Looking around the primarily white city of Dallas, Oregon, Cindy was five years old when she asked her mother in hushed Spanish, “Are we not supposed to be here?” The only other Latino at her school was her own cousin, and Cindy felt alienated by both the language barrier and her difference in skin tone.
Even though Cindy was born in Georgia, she spent her early years in Mexico, where she only spoke Spanish. When she moved back to the United States, she suddenly realized everyone not only spoke a language that she did not understand, but they all looked distinctly different.
She eventually moved to Portland, and she is currently a junior at Forest Grove High School, which is situated in a district where 50% of the student body is Latino.

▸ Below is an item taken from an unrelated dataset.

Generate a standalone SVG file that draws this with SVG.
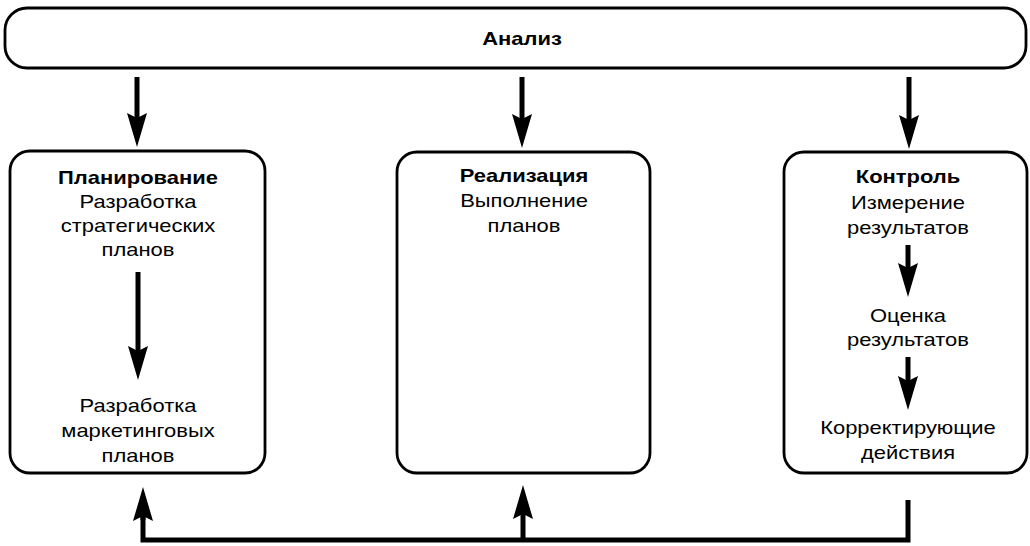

Despite the ethnic diversity at her school, she’s noticed mounting racial tension in the past two years. On an ordinary Wednesday in May, Cindy walked toward the cafeteria and stopped in shock when she saw a banner displayed in the commons. The words “Build the Wall” were printed on the banner, referencing President Trump’s 2016 campaign promise to build a wall between the United States and Mexico. Although the students behind the banner were reprimanded, Cindy and her fellow Latino classmates felt directly targeted by the banner’s message. Word spread through social media, and the Latino students planned a walkout for the next day.
Cindy’s mother begged her to stay in school and not participate in the walkout. “Things like this happen,” she said, and Cindy knew that. Even the year before, her mother had told her about a woman who approached her at a bar, demanding that she should “go back to her country” and telling her that she didn’t belong in the United States. Cindy knew of prejudice against Latinos, having experienced it herself when a classmate told her that she wasn’t like the other “dirty Mexicans.”
However, Cindy refused to brush off the incident. Anger for her people and culture brewed in her chest, and she walked out of class shortly before 10:00 a.m. the next day, surrounded by other Latinos who felt the same.
Students from five neighboring high schools joined the walkout as well, and Cindy felt empowered by the sheer mass of support around her. Students chanted “Si se puede” (“yes we can” in Spanish), holding Mexican flags and signs emblazoned with empowering words like “Brown is Beautiful.” Although the walkout was only meant to go through morning break, the combined energy of the students sustained it for the rest of the school day.
Despite the prejudice she faces, Cindy adamantly believes that being a Latina will not negatively affect her future. She still plans to live out the American Dream as she understands it, go to college, and make enough money to provide a proper education for her own future family.
While Cindy still receives comments that she sees as hurtful towards her heritage, she uses them to empower her rather than letting them wear her down. She hears “so many people talking bad about [your culture] that you find the good things in your culture, and you find the good things in [your] traditions.” Rather than allowing prejudice to cause her shame, Cindy says that it only “makes you feel proud of who you are.”